◆ WRITTEN TASK ◆
Retype the lines from the first one in the records down to the line containing "offset in y", counting both, and leave out any pictures.

----

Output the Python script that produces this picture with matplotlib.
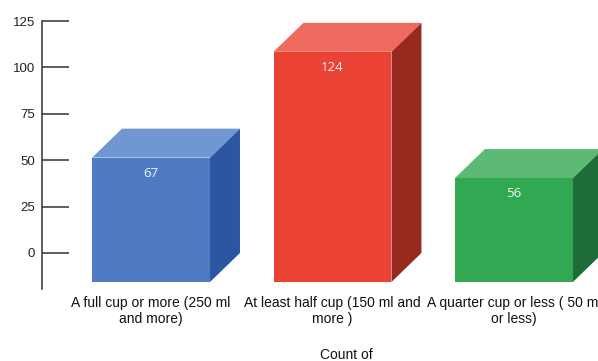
import numpy as np
import matplotlib.pyplot as plt
from matplotlib.patches import Polygon

categories = ['A full cup or more (250 ml\nand more)',
              'At least half cup (150 ml and\nmore )',
              'A quarter cup or less ( 50 ml\nor less)']
counts = [67, 124, 56]
front_colors = ['#4f7bc2', '#ea4235', '#33a853']
top_colors = ['#7197d2', '#ee695e', '#5dba75']
side_colors = ['#2a56a2', '#97291f', '#1e6c37']

plt.rcParams['font.family'] = ['Liberation Sans', 'DejaVu Sans']

fig = plt.figure(figsize=(5.98, 3.61), dpi=100)
ax = fig.add_axes([42 / 598, 1 - 289 / 361, 556 / 598, 268 / 361])

x = np.arange(len(counts))
w = 0.65      # bar width
dx = 0.165    # depth offset in x
dy = 15.6     # depth offset in y

# front faces
ax.bar(x - dx, counts, width=w, bottom=-dy, color=front_colors, zorder=2)

for i, v in enumerate(counts):
    x0 = x[i] - w / 2
    top = [(x0 - dx, v - dy), (x0 + w - dx, v - dy), (x0 + w, v), (x0, v)]
    side = [(x0 + w - dx, -dy), (x0 + w, 0), (x0 + w, v), (x0 + w - dx, v - dy)]
    ax.add_patch(Polygon(top, closed=True, color=top_colors[i], lw=0, zorder=2))
    ax.add_patch(Polygon(side, closed=True, color=side_colors[i], lw=0, zorder=2))
    ax.text(x[i] - dx, v - dy - 8.3, str(v), ha='center', va='center',
            color='#f4f4f4', fontsize=9.5, family=['Open Sans', 'DejaVu Sans'], zorder=3)

ax.set_xlim(-0.766, 2.298)
ax.set_ylim(-19.4, 125)
ax.set_yticks([0, 25, 50, 75, 100, 125])
ax.tick_params(axis='y', direction='in', length=19.5, width=1.1, color='#333333',
               pad=5, labelsize=9.5, labelcolor='#222222')

# category labels under the front faces
ax.set_xticks(x - dx)
ax.set_xticklabels(categories, fontsize=10, color='#111111', linespacing=1.2)
ax.tick_params(axis='x', length=0, pad=5)

for s in ['top', 'right', 'bottom']:
    ax.spines[s].set_visible(False)
ax.spines['left'].set_linewidth(1.1)
ax.spines['left'].set_color('#333333')

fig.text(346 / 598, 1 - 355 / 361, 'Count of', ha='center', va='center',
         fontsize=10, color='#111111')

fig.savefig('out.png', dpi=100)
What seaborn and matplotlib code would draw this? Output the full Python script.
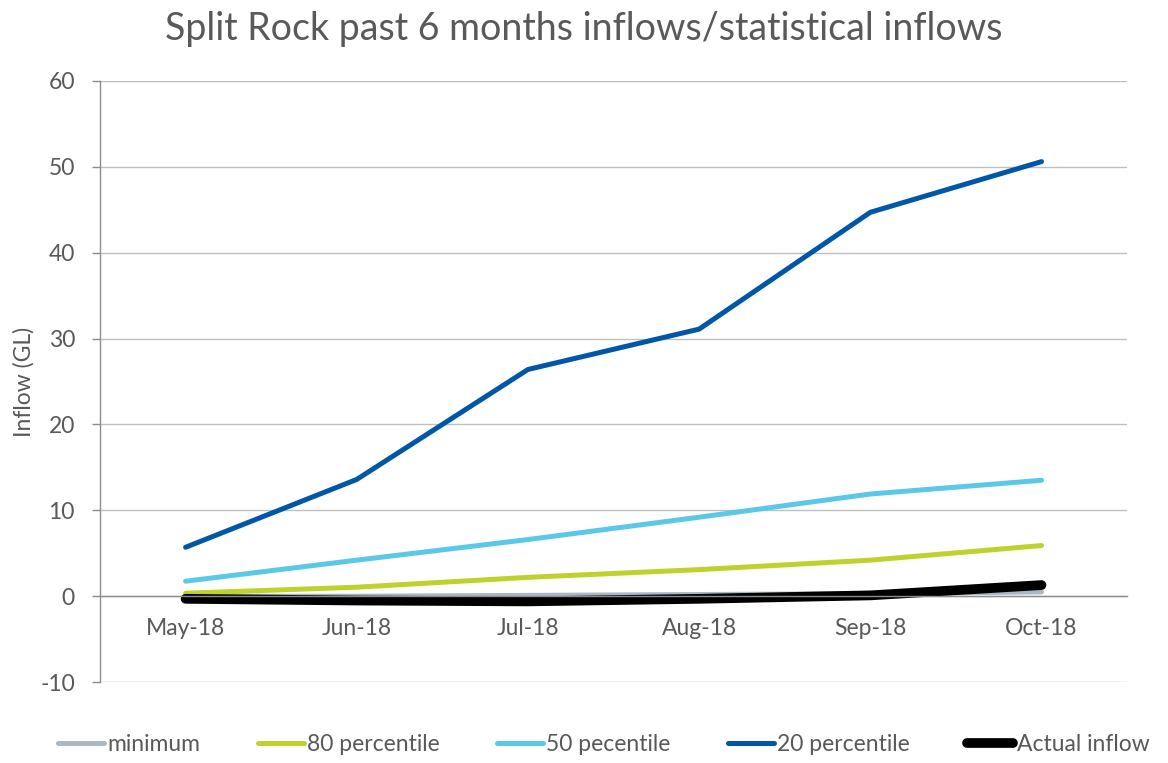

----

◆ TASK RESULT ◆
Output the Python script that produces this picture with matplotlib.
import numpy as np
import matplotlib.pyplot as plt
from matplotlib.patches import Polygon

categories = ['A full cup or more (250 ml\nand more)',
              'At least half cup (150 ml and\nmore )',
              'A quarter cup or less ( 50 ml\nor less)']
counts = [67, 124, 56]
front_colors = ['#4f7bc2', '#ea4235', '#33a853']
top_colors = ['#7197d2', '#ee695e', '#5dba75']
side_colors = ['#2a56a2', '#97291f', '#1e6c37']

plt.rcParams['font.family'] = ['Liberation Sans', 'DejaVu Sans']

fig = plt.figure(figsize=(5.98, 3.61), dpi=100)
ax = fig.add_axes([42 / 598, 1 - 289 / 361, 556 / 598, 268 / 361])

x = np.arange(len(counts))
w = 0.65      # bar width
dx = 0.165    # depth offset in x
dy = 15.6     # depth offset in y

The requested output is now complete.